** start **

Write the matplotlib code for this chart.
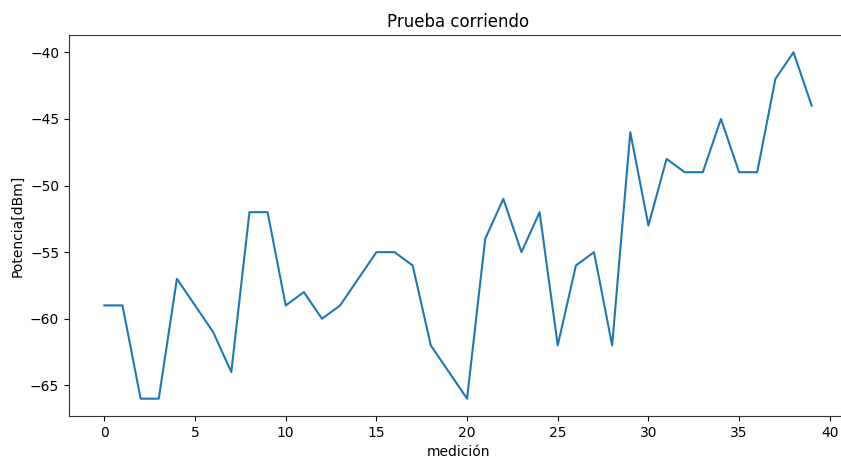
import matplotlib
matplotlib.use("Agg")
import matplotlib.pyplot as plt

medicion = list(range(40))
potencia = [-59, -59, -66, -66, -57, -59, -61, -64, -52, -52,
            -59, -58, -60, -59, -57, -55, -55, -56, -62, -64,
            -66, -54, -51, -55, -52, -62, -56, -55, -62, -46,
            -53, -48, -49, -49, -45, -49, -49, -42, -40, -44]

W, H, DPI = 841, 458, 100
fig = plt.figure(figsize=(W / DPI, H / DPI), dpi=DPI)
# the axes run slightly past the right edge of the canvas
ax = fig.add_axes([69 / W, 1 - 416 / H, (847 - 69) / W, (416 - 35) / H])
ax.plot(medicion, potencia, color="#1f77b4", linewidth=1.5)
ax.set_title("Prueba corriendo", fontsize=12)
ax.set_xlabel("medición", fontsize=10)
ax.set_ylabel("Potencia[dBm]", fontsize=10)
ax.tick_params(labelsize=10)
for s in ax.spines.values():
    s.set_color("#333333")
fig.savefig("out.png", dpi=DPI, facecolor="white")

** end **

--- YOUR GOAL ---
Transcribe exactly, with no pictures, the lines running from the first line of the material through the line holding "import matplotlib.pyplot as plt".

--- SOLUTION TO THIS EXERCISE ---
Write the matplotlib code for this chart.
import matplotlib
matplotlib.use("Agg")
import matplotlib.pyplot as plt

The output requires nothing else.